What this task involves:
Leave the pictures out, and output exactly the lines from the one containing "Give me the Chart.js source for this chart." through the one containing "var GREEN_TRACK = 103.2;".

Input rows:

* BEGIN *

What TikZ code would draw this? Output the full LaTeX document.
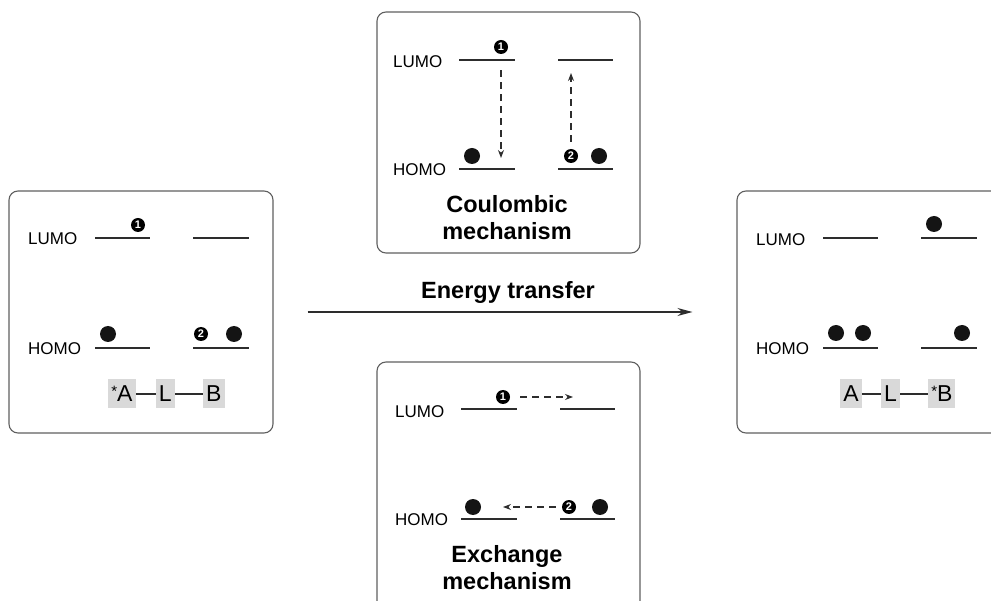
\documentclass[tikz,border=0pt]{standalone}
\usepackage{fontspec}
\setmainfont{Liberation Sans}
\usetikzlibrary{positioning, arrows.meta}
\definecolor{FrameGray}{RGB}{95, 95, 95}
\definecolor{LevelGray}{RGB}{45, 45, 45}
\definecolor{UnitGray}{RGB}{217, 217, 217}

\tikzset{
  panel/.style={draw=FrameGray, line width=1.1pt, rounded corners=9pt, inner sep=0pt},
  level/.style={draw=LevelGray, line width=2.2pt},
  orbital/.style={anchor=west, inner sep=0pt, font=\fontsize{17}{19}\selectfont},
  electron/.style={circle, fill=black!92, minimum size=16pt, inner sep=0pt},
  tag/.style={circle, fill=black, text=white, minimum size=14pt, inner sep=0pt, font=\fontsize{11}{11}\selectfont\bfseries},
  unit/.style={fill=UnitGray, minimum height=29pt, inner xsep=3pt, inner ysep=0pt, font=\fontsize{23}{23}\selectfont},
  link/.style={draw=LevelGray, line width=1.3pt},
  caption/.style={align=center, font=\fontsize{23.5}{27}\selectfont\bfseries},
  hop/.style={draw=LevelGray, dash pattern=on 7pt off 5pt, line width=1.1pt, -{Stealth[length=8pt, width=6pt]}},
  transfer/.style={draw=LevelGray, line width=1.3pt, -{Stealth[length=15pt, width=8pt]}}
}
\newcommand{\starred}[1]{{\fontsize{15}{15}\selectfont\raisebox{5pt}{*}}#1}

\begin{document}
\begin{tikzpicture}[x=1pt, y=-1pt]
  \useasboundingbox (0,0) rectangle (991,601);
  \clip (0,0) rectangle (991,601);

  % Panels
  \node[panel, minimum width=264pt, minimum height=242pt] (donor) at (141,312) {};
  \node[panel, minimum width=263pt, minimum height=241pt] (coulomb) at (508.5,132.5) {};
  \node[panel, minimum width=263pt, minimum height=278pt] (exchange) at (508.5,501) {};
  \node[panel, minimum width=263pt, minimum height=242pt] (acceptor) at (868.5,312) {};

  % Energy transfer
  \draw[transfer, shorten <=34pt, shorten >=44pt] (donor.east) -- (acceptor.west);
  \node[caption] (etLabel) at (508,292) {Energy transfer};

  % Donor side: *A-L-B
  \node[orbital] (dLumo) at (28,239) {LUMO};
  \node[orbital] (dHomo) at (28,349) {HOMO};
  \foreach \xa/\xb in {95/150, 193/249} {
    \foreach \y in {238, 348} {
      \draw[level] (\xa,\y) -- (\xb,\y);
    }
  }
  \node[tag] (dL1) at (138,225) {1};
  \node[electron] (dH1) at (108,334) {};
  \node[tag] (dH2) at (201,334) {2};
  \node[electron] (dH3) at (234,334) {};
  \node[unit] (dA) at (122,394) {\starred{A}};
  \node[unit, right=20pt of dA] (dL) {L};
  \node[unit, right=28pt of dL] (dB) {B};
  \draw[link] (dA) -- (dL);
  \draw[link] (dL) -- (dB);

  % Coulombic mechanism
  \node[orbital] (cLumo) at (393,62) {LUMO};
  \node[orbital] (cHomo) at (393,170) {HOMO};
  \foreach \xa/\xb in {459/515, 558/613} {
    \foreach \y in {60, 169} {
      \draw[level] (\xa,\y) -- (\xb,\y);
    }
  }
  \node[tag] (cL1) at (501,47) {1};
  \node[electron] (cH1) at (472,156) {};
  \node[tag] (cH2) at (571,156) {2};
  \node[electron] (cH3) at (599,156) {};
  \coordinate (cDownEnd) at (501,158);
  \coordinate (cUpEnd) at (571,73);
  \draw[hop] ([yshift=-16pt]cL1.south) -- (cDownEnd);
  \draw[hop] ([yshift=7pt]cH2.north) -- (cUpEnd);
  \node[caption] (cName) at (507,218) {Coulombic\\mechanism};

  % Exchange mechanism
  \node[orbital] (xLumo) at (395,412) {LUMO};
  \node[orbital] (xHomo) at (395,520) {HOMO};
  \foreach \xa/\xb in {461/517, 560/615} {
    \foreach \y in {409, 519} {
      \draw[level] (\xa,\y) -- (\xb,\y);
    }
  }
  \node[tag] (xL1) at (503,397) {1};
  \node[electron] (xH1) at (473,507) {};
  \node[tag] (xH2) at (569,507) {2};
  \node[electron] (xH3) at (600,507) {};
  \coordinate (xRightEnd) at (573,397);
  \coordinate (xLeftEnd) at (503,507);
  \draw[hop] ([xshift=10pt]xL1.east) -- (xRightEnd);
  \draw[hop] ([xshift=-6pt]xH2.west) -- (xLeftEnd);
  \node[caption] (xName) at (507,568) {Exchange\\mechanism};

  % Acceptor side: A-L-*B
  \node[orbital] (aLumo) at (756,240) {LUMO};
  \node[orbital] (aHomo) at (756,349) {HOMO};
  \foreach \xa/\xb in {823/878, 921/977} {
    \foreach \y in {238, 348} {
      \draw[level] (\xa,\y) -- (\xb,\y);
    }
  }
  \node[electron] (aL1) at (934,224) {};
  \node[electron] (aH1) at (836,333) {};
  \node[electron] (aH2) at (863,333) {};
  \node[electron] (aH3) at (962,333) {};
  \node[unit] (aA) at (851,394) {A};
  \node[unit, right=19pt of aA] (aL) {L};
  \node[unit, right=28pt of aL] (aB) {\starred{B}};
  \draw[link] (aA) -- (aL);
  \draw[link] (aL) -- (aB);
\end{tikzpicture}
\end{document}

* END *
* BEGIN *

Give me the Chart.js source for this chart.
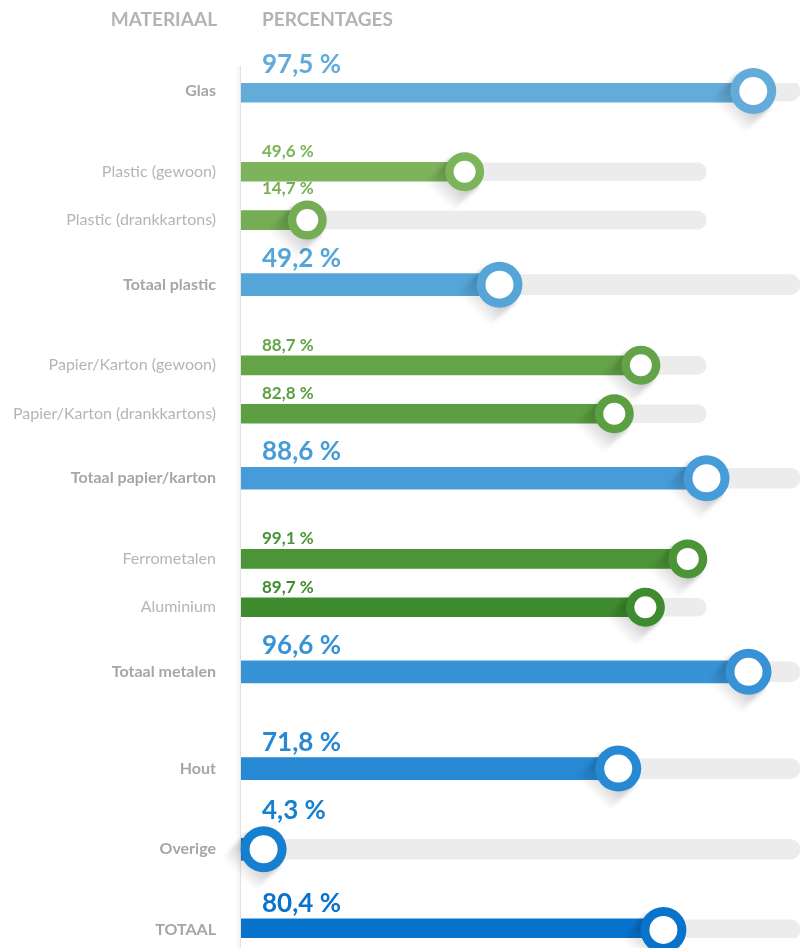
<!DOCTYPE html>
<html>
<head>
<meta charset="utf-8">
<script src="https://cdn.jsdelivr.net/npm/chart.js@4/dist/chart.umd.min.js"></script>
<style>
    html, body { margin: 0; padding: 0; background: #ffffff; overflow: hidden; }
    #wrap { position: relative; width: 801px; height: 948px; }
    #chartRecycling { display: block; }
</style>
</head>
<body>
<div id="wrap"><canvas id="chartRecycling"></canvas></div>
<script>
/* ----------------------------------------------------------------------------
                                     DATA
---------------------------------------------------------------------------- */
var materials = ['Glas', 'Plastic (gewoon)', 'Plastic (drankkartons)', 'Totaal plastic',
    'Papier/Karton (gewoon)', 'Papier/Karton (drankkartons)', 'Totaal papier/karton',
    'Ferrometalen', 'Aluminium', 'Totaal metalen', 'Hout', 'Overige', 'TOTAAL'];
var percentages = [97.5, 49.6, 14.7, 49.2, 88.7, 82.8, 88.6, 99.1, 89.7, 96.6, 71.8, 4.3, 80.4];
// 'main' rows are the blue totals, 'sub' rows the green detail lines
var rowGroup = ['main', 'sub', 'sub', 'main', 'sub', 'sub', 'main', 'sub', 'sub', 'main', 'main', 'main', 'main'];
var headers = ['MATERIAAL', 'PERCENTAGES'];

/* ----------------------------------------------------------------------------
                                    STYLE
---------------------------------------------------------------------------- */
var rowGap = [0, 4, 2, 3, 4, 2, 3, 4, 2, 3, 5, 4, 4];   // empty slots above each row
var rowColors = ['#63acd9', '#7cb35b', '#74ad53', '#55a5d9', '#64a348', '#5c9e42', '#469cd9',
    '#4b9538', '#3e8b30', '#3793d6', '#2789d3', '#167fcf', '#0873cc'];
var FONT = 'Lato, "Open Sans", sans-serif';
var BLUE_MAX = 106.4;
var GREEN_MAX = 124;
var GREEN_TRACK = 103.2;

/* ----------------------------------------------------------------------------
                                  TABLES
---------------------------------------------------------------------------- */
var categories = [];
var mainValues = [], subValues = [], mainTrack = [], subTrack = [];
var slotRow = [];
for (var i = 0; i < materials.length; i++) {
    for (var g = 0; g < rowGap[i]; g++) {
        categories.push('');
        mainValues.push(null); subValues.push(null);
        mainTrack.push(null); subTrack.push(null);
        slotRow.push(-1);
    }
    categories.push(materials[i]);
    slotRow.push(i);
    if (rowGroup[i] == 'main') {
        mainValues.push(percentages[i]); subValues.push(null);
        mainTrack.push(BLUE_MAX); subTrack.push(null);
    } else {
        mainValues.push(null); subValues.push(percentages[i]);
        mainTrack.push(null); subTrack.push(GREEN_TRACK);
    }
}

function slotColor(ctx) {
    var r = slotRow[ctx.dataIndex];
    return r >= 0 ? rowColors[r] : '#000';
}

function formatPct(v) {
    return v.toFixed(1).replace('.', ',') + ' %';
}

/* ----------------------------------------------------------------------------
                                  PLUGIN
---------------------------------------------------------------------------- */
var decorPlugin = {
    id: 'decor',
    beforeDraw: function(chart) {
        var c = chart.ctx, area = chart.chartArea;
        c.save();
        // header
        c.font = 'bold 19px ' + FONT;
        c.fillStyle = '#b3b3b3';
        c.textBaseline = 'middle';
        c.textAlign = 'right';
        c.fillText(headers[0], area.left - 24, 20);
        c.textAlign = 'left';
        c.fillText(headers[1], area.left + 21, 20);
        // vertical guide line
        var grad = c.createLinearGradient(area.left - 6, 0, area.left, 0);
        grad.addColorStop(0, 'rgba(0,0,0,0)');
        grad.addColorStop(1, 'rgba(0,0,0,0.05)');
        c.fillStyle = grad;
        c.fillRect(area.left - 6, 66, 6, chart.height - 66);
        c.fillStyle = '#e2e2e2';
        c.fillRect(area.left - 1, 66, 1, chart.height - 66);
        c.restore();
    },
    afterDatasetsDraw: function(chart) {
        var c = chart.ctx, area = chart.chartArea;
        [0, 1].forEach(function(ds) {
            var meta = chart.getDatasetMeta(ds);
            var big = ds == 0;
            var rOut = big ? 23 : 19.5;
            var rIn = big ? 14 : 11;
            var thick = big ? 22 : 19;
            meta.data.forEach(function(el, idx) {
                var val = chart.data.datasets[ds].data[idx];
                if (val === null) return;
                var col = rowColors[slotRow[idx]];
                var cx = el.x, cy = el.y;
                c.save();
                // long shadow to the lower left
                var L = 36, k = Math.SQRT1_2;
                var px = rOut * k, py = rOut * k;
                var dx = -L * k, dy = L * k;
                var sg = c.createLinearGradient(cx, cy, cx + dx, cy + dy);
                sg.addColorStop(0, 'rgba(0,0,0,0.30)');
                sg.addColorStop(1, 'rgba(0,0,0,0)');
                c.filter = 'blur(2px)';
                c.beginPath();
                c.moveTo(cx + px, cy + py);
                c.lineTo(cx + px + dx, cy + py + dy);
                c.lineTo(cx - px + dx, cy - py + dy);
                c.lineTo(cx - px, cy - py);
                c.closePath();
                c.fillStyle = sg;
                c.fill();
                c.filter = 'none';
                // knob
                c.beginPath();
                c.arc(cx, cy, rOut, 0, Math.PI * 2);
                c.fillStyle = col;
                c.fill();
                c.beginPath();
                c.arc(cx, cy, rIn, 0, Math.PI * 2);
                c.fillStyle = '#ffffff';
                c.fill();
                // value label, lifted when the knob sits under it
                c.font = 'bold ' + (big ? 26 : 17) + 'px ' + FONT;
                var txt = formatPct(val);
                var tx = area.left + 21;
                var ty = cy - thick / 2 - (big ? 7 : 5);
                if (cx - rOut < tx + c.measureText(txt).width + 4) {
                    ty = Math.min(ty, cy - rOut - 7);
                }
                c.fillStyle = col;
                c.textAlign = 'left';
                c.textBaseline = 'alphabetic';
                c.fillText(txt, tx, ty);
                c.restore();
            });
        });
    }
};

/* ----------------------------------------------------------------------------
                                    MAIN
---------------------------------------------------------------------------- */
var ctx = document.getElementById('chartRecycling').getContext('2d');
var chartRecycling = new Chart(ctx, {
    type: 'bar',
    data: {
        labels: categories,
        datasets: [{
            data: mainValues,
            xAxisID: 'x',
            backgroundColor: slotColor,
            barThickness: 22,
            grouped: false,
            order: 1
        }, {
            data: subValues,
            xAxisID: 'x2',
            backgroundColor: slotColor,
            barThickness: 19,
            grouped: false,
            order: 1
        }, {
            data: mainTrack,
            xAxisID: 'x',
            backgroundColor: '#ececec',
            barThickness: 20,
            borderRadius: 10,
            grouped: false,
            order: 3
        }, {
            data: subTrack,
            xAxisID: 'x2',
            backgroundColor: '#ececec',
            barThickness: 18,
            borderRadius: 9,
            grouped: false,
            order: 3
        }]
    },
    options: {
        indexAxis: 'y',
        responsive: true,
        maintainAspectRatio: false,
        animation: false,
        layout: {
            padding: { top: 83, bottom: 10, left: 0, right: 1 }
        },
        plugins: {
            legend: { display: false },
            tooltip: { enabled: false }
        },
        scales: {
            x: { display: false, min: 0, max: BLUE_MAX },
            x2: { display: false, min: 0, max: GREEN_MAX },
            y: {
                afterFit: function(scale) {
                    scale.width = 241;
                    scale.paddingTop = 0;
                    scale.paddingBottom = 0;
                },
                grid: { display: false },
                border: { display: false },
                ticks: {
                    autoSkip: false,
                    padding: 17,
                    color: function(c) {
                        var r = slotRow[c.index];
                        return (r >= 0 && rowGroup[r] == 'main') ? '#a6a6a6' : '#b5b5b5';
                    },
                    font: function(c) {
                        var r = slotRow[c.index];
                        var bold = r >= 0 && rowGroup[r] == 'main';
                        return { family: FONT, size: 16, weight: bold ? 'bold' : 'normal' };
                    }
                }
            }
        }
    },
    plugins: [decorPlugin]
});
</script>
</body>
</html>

* END *

Result:
Give me the Chart.js source for this chart.
<!DOCTYPE html>
<html>
<head>
<meta charset="utf-8">
<script src="https://cdn.jsdelivr.net/npm/chart.js@4/dist/chart.umd.min.js"></script>
<style>
    html, body { margin: 0; padding: 0; background: #ffffff; overflow: hidden; }
    #wrap { position: relative; width: 801px; height: 948px; }
    #chartRecycling { display: block; }
</style>
</head>
<body>
<div id="wrap"><canvas id="chartRecycling"></canvas></div>
<script>
/* ----------------------------------------------------------------------------
                                     DATA
---------------------------------------------------------------------------- */
var materials = ['Glas', 'Plastic (gewoon)', 'Plastic (drankkartons)', 'Totaal plastic',
    'Papier/Karton (gewoon)', 'Papier/Karton (drankkartons)', 'Totaal papier/karton',
    'Ferrometalen', 'Aluminium', 'Totaal metalen', 'Hout', 'Overige', 'TOTAAL'];
var percentages = [97.5, 49.6, 14.7, 49.2, 88.7, 82.8, 88.6, 99.1, 89.7, 96.6, 71.8, 4.3, 80.4];
// 'main' rows are the blue totals, 'sub' rows the green detail lines
var rowGroup = ['main', 'sub', 'sub', 'main', 'sub', 'sub', 'main', 'sub', 'sub', 'main', 'main', 'main', 'main'];
var headers = ['MATERIAAL', 'PERCENTAGES'];

/* ----------------------------------------------------------------------------
                                    STYLE
---------------------------------------------------------------------------- */
var rowGap = [0, 4, 2, 3, 4, 2, 3, 4, 2, 3, 5, 4, 4];   // empty slots above each row
var rowColors = ['#63acd9', '#7cb35b', '#74ad53', '#55a5d9', '#64a348', '#5c9e42', '#469cd9',
    '#4b9538', '#3e8b30', '#3793d6', '#2789d3', '#167fcf', '#0873cc'];
var FONT = 'Lato, "Open Sans", sans-serif';
var BLUE_MAX = 106.4;
var GREEN_MAX = 124;
var GREEN_TRACK = 103.2;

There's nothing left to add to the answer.